Remeasurements include (i) adjustments to ensure that the unrealised gains or losses on non-hedge derivative instruments are recorded in underlying earnings in the same period as the underlying transaction against which these instruments provide an economic, but not formally designated, hedge, (ii) foreign currency gains and losses arising on the retranslation of dollar denominated De Beers preference shares held by a rand functional currency subsidiary of the Group and (iii) foreign exchange impacts arising on certain deferred tax balances.
The above figures are unaudited.
Dealing Disclosure Requirements
Under the provisions of Rule 8.3 of the Takeover Code (the "Code"), if any person is, or becomes, "interested" (directly or indirectly) in 1% or more of any class of "relevant securities" of Anglo American or Xstrata plc ("Xstrata"), all "dealings" in any "relevant securities" of that company (including by means of an option in respect of, or a derivative referenced to, any such "relevant securities") must be publicly disclosed by no later than 3.30 pm (London time) on the London business day following the date of the relevant transaction. This requirement will continue until the date on which the offer becomes, or is declared, unconditional as to acceptances, lapses or is otherwise withdrawn or on which the "offer period" otherwise ends. If two or more persons act together pursuant to an agreement or understanding, whether formal or informal, to acquire an "interest" in "relevant securities" of Anglo American or Xstrata, they will be deemed to be a single person for the purpose of Rule 8.3.

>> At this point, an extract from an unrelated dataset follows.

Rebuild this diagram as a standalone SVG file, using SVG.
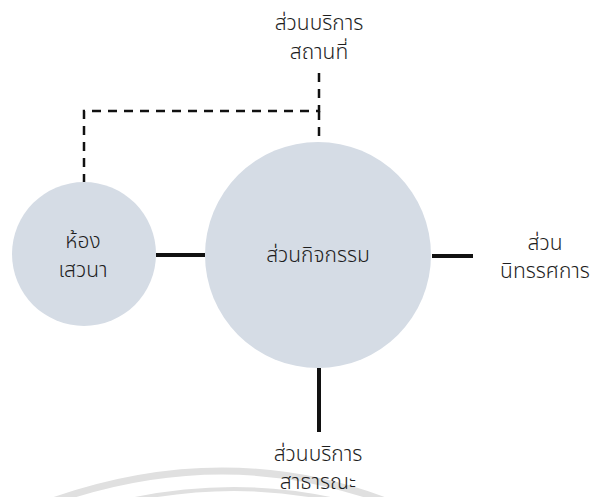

Under the provisions of Rule 8.1 of the Code, all "dealings" in "relevant securities" of either Anglo American or Xstrata by Anglo American or Xstrata, or by any of their respective "associates", must be disclosed by no later than 12.00 noon (London time) on the London business day following the date of the relevant transaction.
A disclosure table, giving details of the companies in whose "relevant securities" "dealings" should be disclosed, and the number of such securities in issue, can be found on the Takeover Panel's website at www.thetakeoverpanel.org.uk.
"Interests in securities" arise, in summary, when a person has long economic exposure, whether absolute or conditional, to changes in the price of securities. In particular, a person will be treated as having an "interest" by virtue of the ownership or control of securities, or by virtue of any option in respect of, or derivative referenced to, securities.
Terms in quotation marks are defined in the Code, which can also be found on the Takeover Panel's website. If you are in any doubt as to whether or not you are required to disclose a "dealing" under Rule 8, you should consult the Panel.